U.S. District Chief Judge Robert Jones on Thursday ruled against plaintiffs challenging the constitutionality of Nevada's ban.

In Sevick v. Sandoval, Jones, a George W. Bush appointee, found that gay men and lesbians do not qualify for protections under the Constitution's Equal Protection Clause because they have not historically faced discrimination.

“Homosexuals have not historically been denied the right to vote, the right to serve on juries, or the right to own property,” Jones wrote.

Jones also cited recent victories at the ballot box for supporters of marriage equality.

“It simply cannot be seriously maintained, in light of these and other recent democratic victories, that homosexuals do not have the ability to protect themselves from discrimination through democratic processes such that extraordinary protection from majoritarian processes is appropriate.”

The Christian conservative Family Research Council (FRC) cheered the decision.

“His opinion … may be one of the most compelling yet on the question of 'equality' for homosexual couples,” the group wrote in an OpposingViews.com op-ed calling Jone's ruling “a 41-page masterpiece that thoroughly dismantled the Left's legal logic.”

The National Organization for Marriage's (NOM) Maggie Gallagher also applauded Jones in a piece titled Another Federal Judge Rejects Same-Sex Marriage as a Civil Right.

“The District court in Nevada just upheld that state's marriage amendment, using the wins for gay marriage this November at the ballot box as evidence that gay people are not a protected class (because they are not politically powerless),” she wrote.

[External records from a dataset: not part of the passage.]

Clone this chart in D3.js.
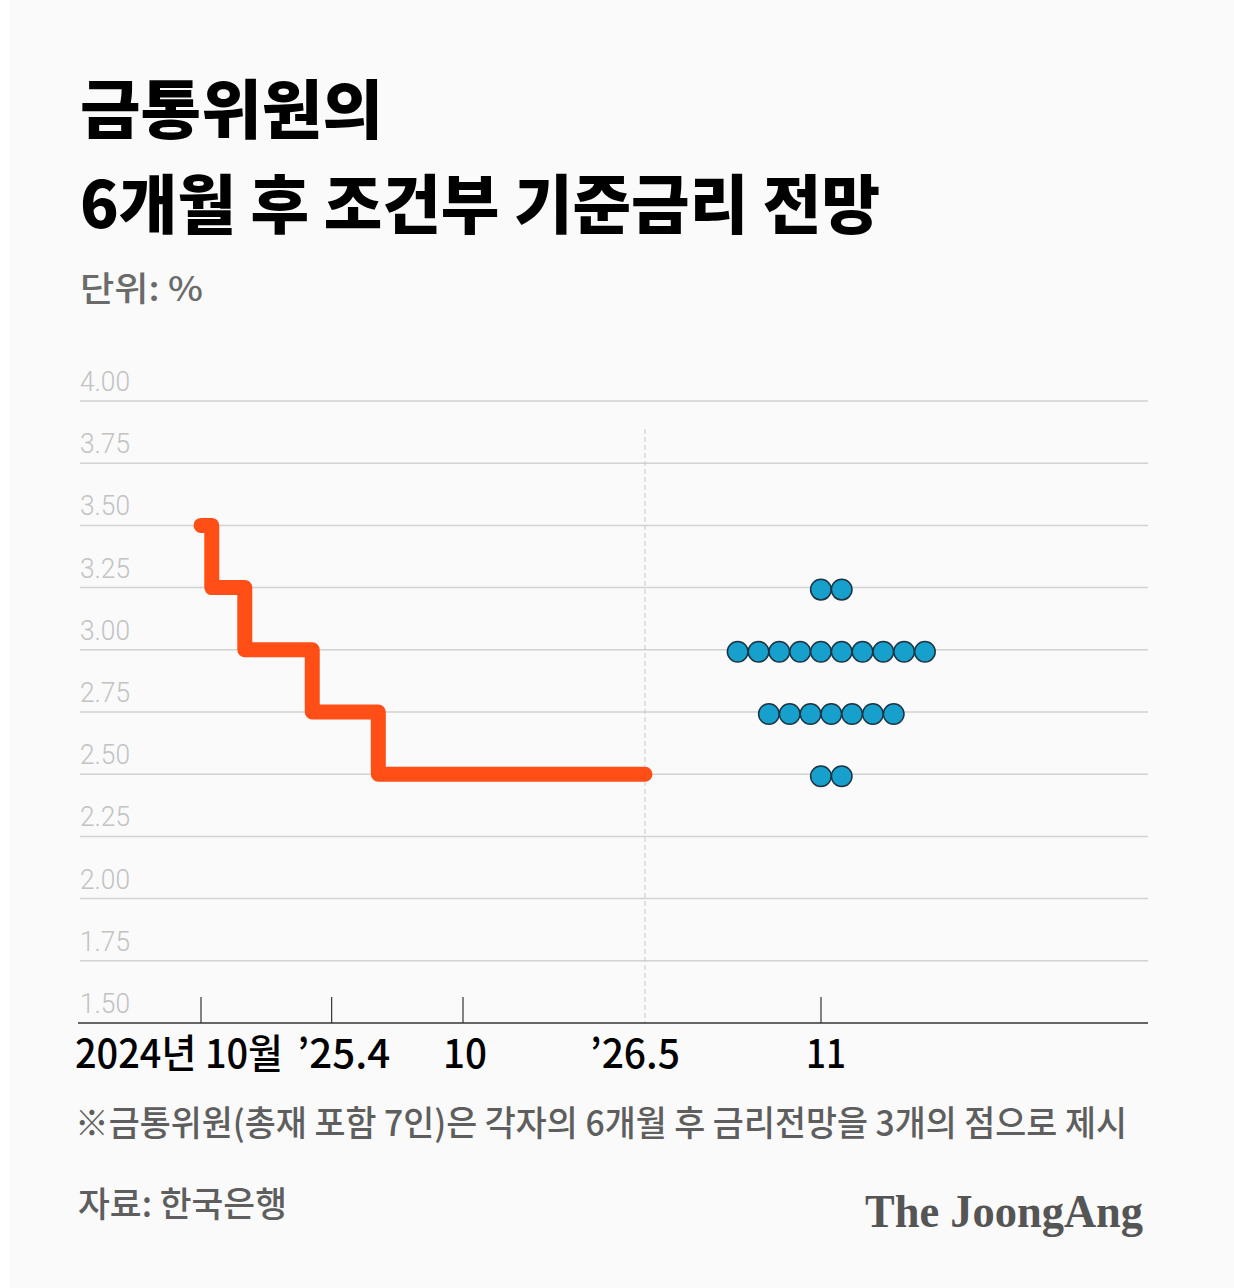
<!DOCTYPE html>
<html>
<head>
<meta charset="utf-8">
<script src="https://cdn.jsdelivr.net/npm/d3@7"></script>
<style>
  html, body { margin: 0; padding: 0; background: #fafafa; }
  svg { display: block; }
</style>
</head>
<body>
<div id="chart"></div>
<script>

  // ---- data ----
  var stepDates  = ["2024-10-01", "2024-10-16", "2024-12-01", "2025-03-05", "2025-06-05", "2026-05-01"];
  var stepRates  = [3.50, 3.25, 3.00, 2.75, 2.50, 2.50];

  var dotDate    = "2026-11-01";
  var dotRates   = [3.25, 3.00, 2.75, 2.50];
  var dotCounts  = [2, 10, 7, 2];

  var yTicks     = [1.50, 1.75, 2.00, 2.25, 2.50, 2.75, 3.00, 3.25, 3.50, 3.75, 4.00];
  var tickDates  = ["2024-10-01", "2025-04-01", "2025-10-01", "2026-11-01"];
  var labelDates = ["2024-10-01", "2025-04-01", "2025-10-01", "2026-05-01", "2026-11-01"];
  var labelTexts = ["2024년 10월", "’25.4", "10", "’26.5", "11"];
  var splitDate  = "2026-05-01";

  // ---- layout ----
  var W = 1234, H = 1288;
  var dims = {
    left: 80, right: 1148,
    top: 401, bottom: 1023,
    xBreaks: [201, 463, 645, 821]
  };
  var parse = d3.timeParse("%Y-%m-%d");

  var svg = d3.select("#chart").append("svg")
      .attr("width", W)
      .attr("height", H);

  svg.append("rect").attr("width", W).attr("height", H).attr("fill", "#fafafa");
  svg.append("rect").attr("width", 10).attr("height", H).attr("fill", "#ffffff");

  // piecewise time scale: history part and projection part are spaced differently
  var x = d3.scaleTime()
      .domain(["2024-10-01", "2025-10-01", "2026-05-01", "2026-11-01"].map(parse))
      .range(dims.xBreaks);

  var y = d3.scaleLinear()
      .domain([1.5, 4.0])
      .range([dims.bottom, dims.top]);

  var korean = "'Noto Sans CJK KR', 'Noto Sans', sans-serif";

  // ---- titles ----
  function txt(s, xx, yy, size, weight, color, len) {
    var t = svg.append("text")
      .attr("x", xx).attr("y", yy)
      .attr("font-family", korean)
      .attr("font-size", size)
      .attr("font-weight", weight)
      .attr("fill", color)
      .text(s);
    if (len) t.attr("textLength", len).attr("lengthAdjust", "spacingAndGlyphs");
    return t;
  }

  txt("금통위원의", 80, 133, 64, 900, "#000", 303);
  txt("6개월 후 조건부 기준금리 전망", 80, 228, 64, 900, "#000", 800);
  txt("단위: %", 80, 301, 34, 500, "#6b6b6b", 123);

  // ---- grid ----
  var grid = svg.append("g").attr("class", "grid");

  grid.selectAll("line")
      .data(yTicks.filter(function(d){ return d > 1.5; }))
      .enter().append("line")
      .attr("x1", dims.left).attr("x2", dims.right)
      .attr("y1", function(d){ return y(d); })
      .attr("y2", function(d){ return y(d); })
      .attr("stroke", "#d2d2d2")
      .attr("stroke-width", 1.5);

  grid.selectAll("text")
      .data(yTicks)
      .enter().append("text")
      .attr("x", dims.left)
      .attr("y", function(d){ return y(d) - 10; })
      .attr("font-family", "Roboto, 'Liberation Sans', sans-serif")
      .attr("font-size", 28)
      .attr("font-weight", 300)
      .attr("fill", "#c2c2c2")
      .attr("textLength", 50)
      .attr("lengthAdjust", "spacingAndGlyphs")
      .text(function(d){ return d3.format(".2f")(d); });

  // dashed divider between actual and outlook
  svg.append("line")
      .attr("x1", x(parse(splitDate))).attr("x2", x(parse(splitDate)))
      .attr("y1", 429).attr("y2", dims.bottom)
      .attr("stroke", "#c8c8c8")
      .attr("stroke-width", 1)
      .attr("stroke-dasharray", "5,3");

  // ---- x axis ----
  var axis = svg.append("g").attr("class", "x-axis");

  axis.append("line")
      .attr("x1", dims.left - 2).attr("x2", dims.right)
      .attr("y1", dims.bottom).attr("y2", dims.bottom)
      .attr("stroke", "#333")
      .attr("stroke-width", 1.5);

  axis.selectAll(".tick")
      .data(tickDates.map(parse))
      .enter().append("line")
      .attr("class", "tick")
      .attr("x1", function(d){ return x(d); })
      .attr("x2", function(d){ return x(d); })
      .attr("y1", dims.bottom)
      .attr("y2", dims.bottom - 26)
      .attr("stroke", "#333")
      .attr("stroke-width", 1.2);

  var labelLens = [208, 93, 44, 90, 40];
  var labelShift = [-22, 12, 2, -10, 5];
  axis.selectAll(".label")
      .data(labelTexts)
      .enter().append("text")
      .attr("class", "label")
      .attr("x", function(d, i){ return x(parse(labelDates[i])) + labelShift[i] - labelLens[i] / 2; })
      .attr("y", 1068)
      .attr("font-family", korean)
      .attr("font-size", 40)
      .attr("font-weight", 500)
      .attr("fill", "#000")
      .attr("textLength", function(d, i){ return labelLens[i]; })
      .attr("lengthAdjust", "spacingAndGlyphs")
      .text(function(d){ return d; });

  // ---- base rate step line ----
  var line = d3.line()
      .x(function(d){ return x(d.date); })
      .y(function(d){ return y(d.rate); })
      .curve(d3.curveStepAfter);

  var stepData = stepDates.map(function(d, i){ return {date: parse(d), rate: stepRates[i]}; });

  svg.append("path")
      .datum(stepData)
      .attr("d", line)
      .attr("fill", "none")
      .attr("stroke", "#ff4f17")
      .attr("stroke-width", 15)
      .attr("stroke-linecap", "round")
      .attr("stroke-linejoin", "round");

  // ---- dot plot ----
  var r = 10.3, gap = 20.8;
  var dots = [];
  dotRates.forEach(function(rate, j){
    var n = dotCounts[j];
    for (var i = 0; i < n; i++) dots.push({rate: rate, i: i, n: n});
  });

  var cx0 = x(parse(dotDate)) + r;
  svg.append("g").selectAll("circle")
      .data(dots)
      .enter().append("circle")
      .attr("cx", function(d){ return cx0 + (d.i - (d.n - 1) / 2) * gap; })
      .attr("cy", function(d){ return y(d.rate) + 2; })
      .attr("r", r)
      .attr("fill", "#17a0cc")
      .attr("stroke", "#1c3444")
      .attr("stroke-width", 1.5);

  // ---- notes ----
  txt("※금통위원(총재 포함 7인)은 각자의 6개월 후 금리전망을 3개의 점으로 제시", 75, 1136, 35, 500, "#5e5e5e", 1052);
  txt("자료: 한국은행", 78, 1217, 35, 500, "#5e5e5e", 209);

  svg.append("text")
      .attr("x", 865).attr("y", 1227)
      .attr("font-family", "'Liberation Serif', 'DejaVu Serif', serif")
      .attr("font-size", 46)
      .attr("font-weight", 700)
      .attr("fill", "#555")
      .attr("textLength", 278)
      .attr("lengthAdjust", "spacingAndGlyphs")
      .text("The JoongAng");

</script>
</body>
</html>
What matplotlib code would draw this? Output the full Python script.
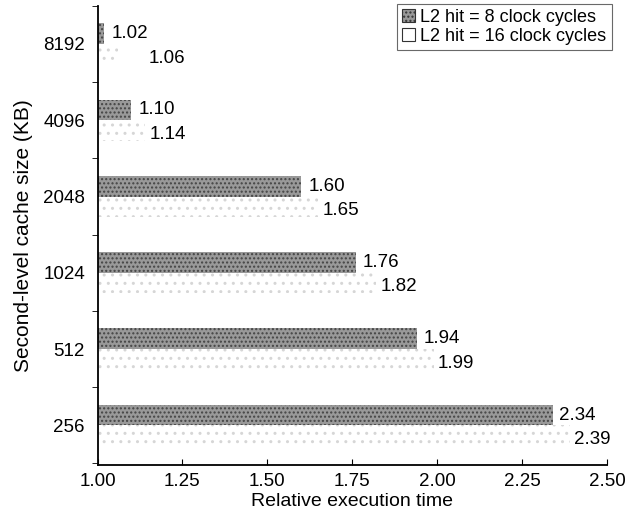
import matplotlib
matplotlib.use("Agg")
import matplotlib.pyplot as plt
from matplotlib.patches import Patch
import numpy as np

plt.rcParams['font.family'] = ['Liberation Sans', 'DejaVu Sans']
plt.rcParams['hatch.linewidth'] = 1.0

# data (bottom to top)
sizes = ['256', '512', '1024', '2048', '4096', '8192']
hit8 = [2.34, 1.94, 1.76, 1.60, 1.10, 1.02]
hit16 = [2.39, 1.99, 1.82, 1.65, 1.14, 1.06]
series_names = ['L2 hit = 8 clock cycles', 'L2 hit = 16 clock cycles']

# extra horizontal nudge (points) for the lower label so it clears the upper one
nudge16 = [3, 3, 3, 3, 3, 22]

fig = plt.figure(figsize=(6.25, 5.29), dpi=100)
ax = fig.add_axes([0.156, 0.121, 0.815, 0.868])

y = np.arange(len(sizes))
h = 0.27
dark_style = dict(color='#999999', edgecolor='#444444', hatch='....', linewidth=0)
light_style = dict(color='white', edgecolor='#d6d6d6', hatch='..', linewidth=0)

ax.barh(y + h / 2, [v - 1 for v in hit8], left=1, height=h, **dark_style)
ax.barh(y - h / 2, [v - 1 for v in hit16], left=1, height=h, **light_style)

# value labels
for yi, a, b, n in zip(y, hit8, hit16, nudge16):
    ax.annotate(f'{a:.2f}', (a, yi + h / 2), xytext=(5, 0), textcoords='offset points',
                va='center', ha='left', fontsize=13.5)
    ax.annotate(f'{b:.2f}', (b, yi - h / 2 - 0.05), xytext=(n, 0),
                textcoords='offset points', va='center', ha='left', fontsize=13.5)

ax.set_xlim(1.0, 2.5)
ax.set_ylim(-0.52, 5.48)
ticks = np.arange(1.0, 2.51, 0.25)
ax.set_xticks(ticks)
ax.set_xticklabels([f'{t:.2f}' for t in ticks], fontsize=13.5)
ax.set_yticks(y)
ax.set_yticklabels(sizes, fontsize=13.5)
ax.tick_params(axis='y', which='major', length=0, pad=9)
ax.set_yticks(np.arange(-0.5, 5.6, 1.0), minor=True)
ax.tick_params(axis='y', which='minor', length=4, direction='out')
ax.tick_params(axis='x', which='major', length=4, direction='in', pad=6)

for s in ['top', 'right']:
    ax.spines[s].set_visible(False)
ax.spines['left'].set_linewidth(1.3)
ax.spines['bottom'].set_linewidth(1.3)

ax.set_xlabel('Relative execution time', fontsize=14, labelpad=2)
ax.set_ylabel('Second-level cache size (KB)', fontsize=15, labelpad=7)

handles = [Patch(facecolor='#999999', edgecolor='#333333', hatch='....', linewidth=0.8),
           Patch(facecolor='white', edgecolor='#333333', linewidth=0.8)]
leg = ax.legend(handles, series_names, loc='upper right', fontsize=13, frameon=True,
                fancybox=False, edgecolor='#444444', handlelength=0.7, handleheight=0.7,
                handletextpad=0.3, borderpad=0.3, labelspacing=0.1, borderaxespad=0,
                bbox_to_anchor=(1.01, 1.005))
leg.get_frame().set_linewidth(0.8)

fig.savefig('out.png', dpi=100)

In his ruling, Jones also maintained that gay people are allowed to marry – so long as they marry a person of the opposite sex – and that allowing gay couples to marry might devalue the institution.

Straight couples might “cease to value the civil institution as highly as they previously had and hence enter into it less frequently … because they no longer wish to be associated with the civil institution as defined.”

Jones, who has served as a bishop in The Church of Jesus Christ of Latter-day Saints (the Mormons), also opined that the “perpetuation of the human race” depended on the state's current definition of marriage as a heterosexual union.

“The perpetuation of the human race depends upon traditional procreation between men and women. The institution developed in our society, its predecessor societies, and by nearly all societies on Earth throughout history to solidify, standardize, and legalize the relationship between a man, a woman, and their offspring, is civil marriage between one man and one woman.”

Plaintiffs have vowed to appeal the ruling.